Step-by-step explanation:

Given:

– The probability of 1 disk fails per year = 0.11

Find:

a. If all of a​ computer’s data are stored on a single hard disk​ drive, what is the probability that the drive will fail during a​ year?

Solution:

– The probability given is given to be 0.11 for a disk to fail. If there is one hard disk then the failure of data is equivalent.

Hence,             P ( disc fails/year) = 0.11

b. If all of a​ computer’s data are stored on a hard disk drive with a copy stored in a second hard disk​ drive, what is the probability that both drives will fail during a​ year?

Solution:

– The given probability of one disk failing in a year does not affect the probability of another disc failing. Hence, the two events are independent.

– Hence. the probability of independent events can be calculated as:

P ( 1st disc & 2nd disc fails / year) = P(disc fail/year)*P(disc fail/year)

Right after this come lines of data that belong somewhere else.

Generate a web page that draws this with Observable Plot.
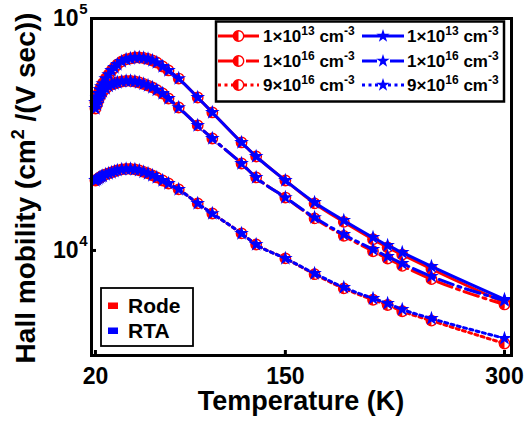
<!DOCTYPE html>
<html><head><meta charset="utf-8">
<script src="https://cdn.jsdelivr.net/npm/d3@7"></script>
<script src="https://cdn.jsdelivr.net/npm/@observablehq/plot@0.6"></script>
<style>body{margin:0;background:#fff}svg{display:block}</style>
</head><body><div id="chart"></div>
<script>
// Temperature (K) of each computed point
const temperature = [20,21,22,23,24,25,27,29,31,33,35,38,41,44,47,50,53,56,59,62,66,70,77,90,100,120,130,150,170,190,210,220,230,250,300];
// Hall mobility (cm^2/(V s)) – Rode method
const rode1e13 = [43450,45660,47500,49400,50900,52450,55100,57350,59700,61500,63350,65300,66600,67250,67900,67900,67550,66900,65900,64600,62100,59700,55100,45650,39350,29210,25420,20030,15950,13280,11180,10310,9590,8320,5960];
const rode1e16 = [40930,42600,44330,46100,47500,48450,49900,51150,51950,52450,52980,53500,53800,53800,53500,52980,52200,51400,50450,49200,47500,45200,41330,34590,30390,23710,20640,16910,13740,11560,9920,9230,8580,7520,5850];
const rode9e16 = [20030,20230,20430,20640,20850,20950,21270,21480,21700,21920,22140,22350,22460,22460,22350,22140,21810,21480,21060,20640,20030,19440,18330,15950,14430,11840,10610,9240,7900,6860,6130,5820,5470,4980,3970];
// Hall mobility – RTA method
const rta1e13 = [43450,45660,47500,49400,50900,52450,55100,57350,59700,61500,63350,65300,66600,67250,67900,67900,67550,66900,65900,64600,62100,59700,55100,45650,39350,29210,25420,20030,16100,13470,11380,10510,9800,8530,6150];
const rta1e16 = [40930,42600,44330,46100,47500,48450,49900,51150,51950,52450,52980,53500,53800,53800,53500,52980,52200,51400,50450,49200,47500,45200,41330,34590,30390,23710,20640,16910,13870,11720,10100,9420,8790,7730,6085];
const rta9e16 = [20030,20230,20430,20640,20850,20950,21270,21480,21700,21920,22140,22350,22460,22460,22350,22140,21810,21480,21060,20640,20030,19440,18330,15950,14430,11840,10610,9240,7960,6930,6210,5910,5570,5090,4180];

const concMantissa = ["1", "1", "9"];
const concExponent = ["13", "16", "16"];
const methods = ["Rode", "RTA"];
const xTicks = [20, 150, 300];
const yTicks = [1e4, 1e5];

const RED = "#ff0000", BLUE = "#0000ff";
const dashes = [null, "15,5,3,5", "3,3.5"];
const font = "'Liberation Sans', Arial, sans-serif";

function rows(values, method, ci) {
  return temperature.map((T, i) => ({T, mu: values[i], method, conc: ci}));
}
const rodeSeries = [rows(rode1e13, "Rode", 0), rows(rode1e16, "Rode", 1), rows(rode9e16, "Rode", 2)];
const rtaSeries = [rows(rta1e13, "RTA", 0), rows(rta1e16, "RTA", 1), rows(rta9e16, "RTA", 2)];
const rodeAll = rodeSeries.flat();
const rtaAll = rtaSeries.flat();

const halfLeft = {
  draw(context, size) {
    const r = Math.sqrt(size / Math.PI);
    context.moveTo(0, -r);
    context.arc(0, 0, r, -Math.PI / 2, Math.PI / 2, true);
    context.closePath();
  }
};

const W = 524, H = 422, mL = 91, mR = 13, mT = 18, mB = 67;

const marks = [];
rodeSeries.forEach((s, i) => marks.push(Plot.line(s, {x: "T", y: "mu", stroke: RED, strokeWidth: 3, strokeDasharray: dashes[i], curve: "monotone-x"})));
marks.push(Plot.dot(rodeAll, {x: "T", y: "mu", r: 5.2, fill: "white", stroke: RED, strokeWidth: 1.4}));
marks.push(Plot.dot(rodeAll, {x: "T", y: "mu", r: 5.2, symbol: halfLeft, fill: RED}));
rtaSeries.forEach((s, i) => marks.push(Plot.line(s, {x: "T", y: "mu", stroke: BLUE, strokeWidth: 3, strokeDasharray: dashes[i], curve: "monotone-x"})));
marks.push(Plot.dot(rtaAll, {x: "T", y: "mu", r: 4.6, symbol: "star", fill: BLUE}));
marks.push(Plot.frame({stroke: "black", strokeWidth: 3}));
marks.push(Plot.tickX(xTicks, {x: d => d, stroke: "black", strokeWidth: 3, insetTop: H - mT - mB - 5}));
marks.push(Plot.tickY(yTicks, {y: d => d, stroke: "black", strokeWidth: 3, insetRight: W - mL - mR - 5}));
marks.push(Plot.axisX(xTicks, {tickSize: 0, tickPadding: 12, fontSize: 23, fontWeight: "bold", fill: "black", label: null}));
marks.push(Plot.text(yTicks, {y: d => d, text: () => "10", frameAnchor: "left", textAnchor: "end", dx: -13, fontSize: 23, fontWeight: "bold", fill: "black"}));
marks.push(Plot.text(yTicks, {y: d => d, text: d => String(Math.round(Math.log10(d))), frameAnchor: "left", textAnchor: "end", dx: -4, dy: -9, fontSize: 15, fontWeight: "bold", fill: "black"}));

const plot = Plot.plot({
  width: W, height: H,
  marginLeft: mL, marginRight: mR, marginTop: mT, marginBottom: mB,
  style: {fontFamily: font, background: "white", overflow: "visible"},
  x: {domain: [17.3, 304.8], axis: null},
  y: {type: "log", domain: [3525, 100000], axis: null},
  marks
});
document.getElementById("chart").appendChild(plot);

const svg = d3.select(plot);
const g = svg.append("g").attr("font-family", font).attr("font-weight", "bold").attr("fill", "black").attr("text-anchor", "start");

// Axis titles
g.append("text").attr("x", 301).attr("y", 410).attr("text-anchor", "middle").attr("font-size", 27).text("Temperature (K)");
const yt = g.append("text").attr("transform", "translate(35,188) rotate(-90)").attr("text-anchor", "middle").attr("font-size", 28);
yt.append("tspan").text("Hall mobility (cm");
yt.append("tspan").attr("font-size", 18).attr("dy", -11).text("2");
yt.append("tspan").attr("dy", 11).text(" /(V sec))");

// Concentration legend (top right)
const lg = g.append("g");
lg.append("rect").attr("x", 216).attr("y", 21.5).attr("width", 288).attr("height", 80).attr("fill", "white").attr("stroke", "black").attr("stroke-width", 2.5);
const rowY = [36, 61, 85];
const cols = [{x0: 218, x1: 259, color: RED, sym: "half", tx: 263}, {x0: 362, x1: 404, color: BLUE, sym: "star", tx: 407}];
rowY.forEach((yy, ri) => {
  cols.forEach(c => {
    lg.append("line").attr("x1", c.x0).attr("x2", c.x1).attr("y1", yy).attr("y2", yy)
      .attr("stroke", c.color).attr("stroke-width", 3).attr("stroke-dasharray", dashes[ri]);
    const cx = (c.x0 + c.x1) / 2;
    if (c.sym === "half") {
      lg.append("circle").attr("cx", cx).attr("cy", yy).attr("r", 5.2).attr("fill", "white").attr("stroke", RED).attr("stroke-width", 1.4);
      lg.append("path").attr("transform", `translate(${cx},${yy})`).attr("d", d3.symbol(halfLeft, Math.PI * 27)()).attr("fill", RED);
    } else {
      lg.append("path").attr("transform", `translate(${cx},${yy})`).attr("d", d3.symbol(d3.symbolStar, 55)()).attr("fill", BLUE);
    }
    const t = lg.append("text").attr("x", c.tx).attr("y", yy + 6).attr("font-size", 17).attr("text-anchor", "start");
    t.append("tspan").text(concMantissa[ri] + "×10");
    t.append("tspan").attr("font-size", 12).attr("dy", -7).text(concExponent[ri]);
    t.append("tspan").attr("dy", 7).text(" cm");
    t.append("tspan").attr("font-size", 12).attr("dy", -7).text("-3");
  });
});

// Method legend (bottom left)
const mg = g.append("g");
mg.append("rect").attr("x", 101).attr("y", 288).attr("width", 92).attr("height", 58).attr("fill", "white").attr("stroke", "black").attr("stroke-width", 1.8);
[[RED, 302.5, 313], [BLUE, 327.5, 338]].forEach(([col, ry, ty], i) => {
  mg.append("rect").attr("x", 108).attr("y", ry).attr("width", 10).attr("height", 6.5).attr("fill", col);
  mg.append("text").attr("x", 128).attr("y", ty).attr("font-size", 21).attr("text-anchor", "start").text(methods[i]);
});
</script></body></html>
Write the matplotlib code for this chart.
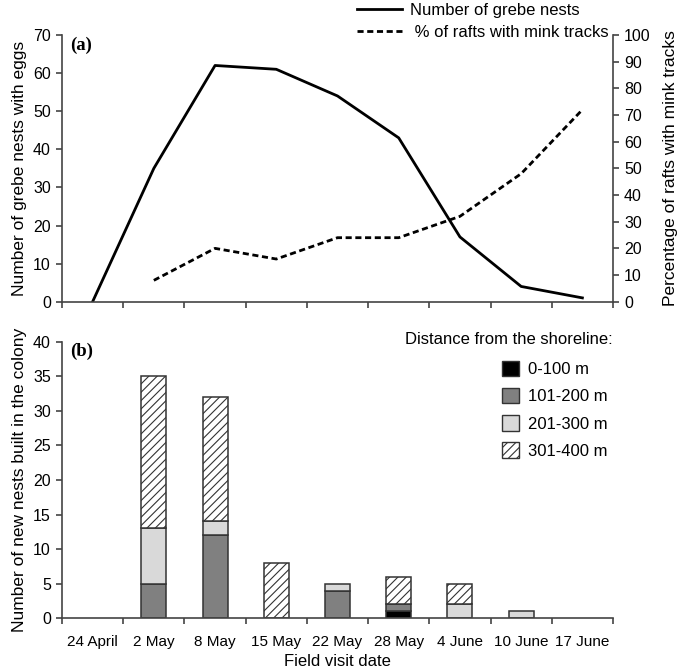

P ( 1st disc & 2nd disc fails / year) = 0.11*0.11 = 0.0121

c. If all of a​ computer’s data is stored on three independent hard disk​ drives, what is the probability that all three will fail during a​ year?

–  The given probability of one disk failing in a year does not affect the probability of another disc failing. Hence, the three events are independent.

– Hence. the probability of independent events can be calculated as:

P ( 1st, 2nd & 3rd disc fails / year) = P(disc fail/year)^3

P ( 1st disc & 2nd disc fails / year) = 0.11^3 = 0.001331